Just because something gets more attention doesn’t make it a fad.
Take neurodiversity — prevalence is higher than we once assumed, and even traits like high sensitivity affect over 20% of people. Some overlap, many stack, and together they represent well over a quarter of the population. That’s not a niche; it’s not a trend — it’s reality finally being recognized.

And that doesn’t mean fads are evil. Quite the opposite. Fads chase attention and live in excitement — they help new ideas surface. But the difference lies in the depth of change they create. Fads modify behavior; foundational shifts transform awareness. A fad needs constant noise to survive; a real shift keeps unfolding quietly, because it meets a genuine human or systemic need.

The real test is longevity: if something still holds relevance once the hype fades, it’s foundational. Look for what regulates systems, not what merely stimulates them. Lasting shifts integrate into language, policy, and mindset — they change how we see, lead, and design for one another.

Practically, that means translating awareness into design: updating hiring practices, leadership training, and team environments so that neurodivergent inclusion becomes embedded — not announced. And I’ love to stress it again: every brain benefits from this.

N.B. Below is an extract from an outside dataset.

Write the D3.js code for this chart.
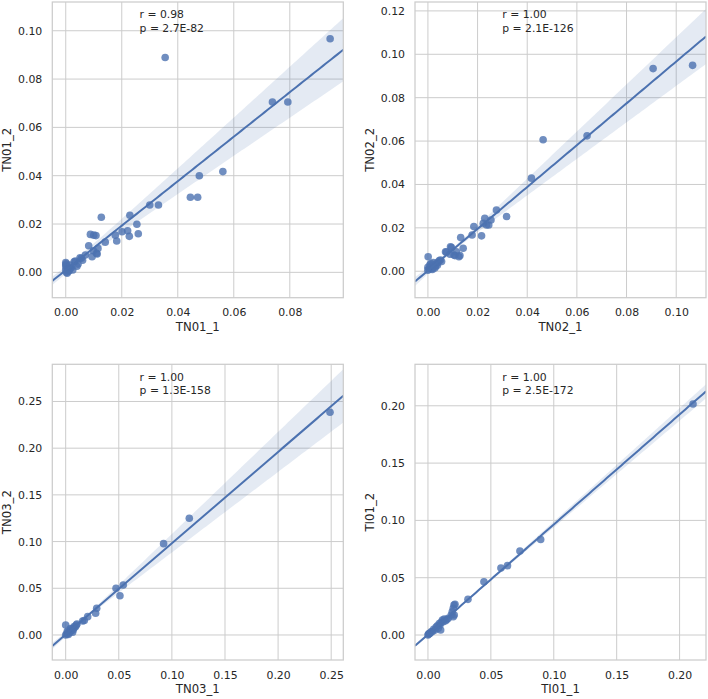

Before we go, we’d love to hear your thoughts on some longer-run, legacy type questions. How do you know when you’re out of your depth?
When my clarity fades and I start forcing outcomes instead of creating space for them — that’s usually the signal.
Being out of depth doesn’t always come with panic; sometimes it’s quiet: over-efforting, withdrawing, losing connection to intuition, or slipping into my hermit mode when things feel too noisy. That’s when I pause and recalibrate (well…usually).

My three SOS anchors (AKA my system reset): sleep hygiene, movement and nature, social connection — simple, practical, and consistently effective.

I genuinely struggled to choose between this and the question, “What are you doing today that won’t pay off for 7–10 years?” — one is about knowing your limits, the other about building beyond them.
What I’m doing today might not pay off for years. Gentle Leading™ is one layer — a manifesto for regulated, human-centered systems.
The deeper work lives in what it sets in motion.
Most of what I do won’t trend. It’s groundwork, I guess.
And if it takes seven or ten years — good. Sometimes that’s how long it takes to build something that lasts.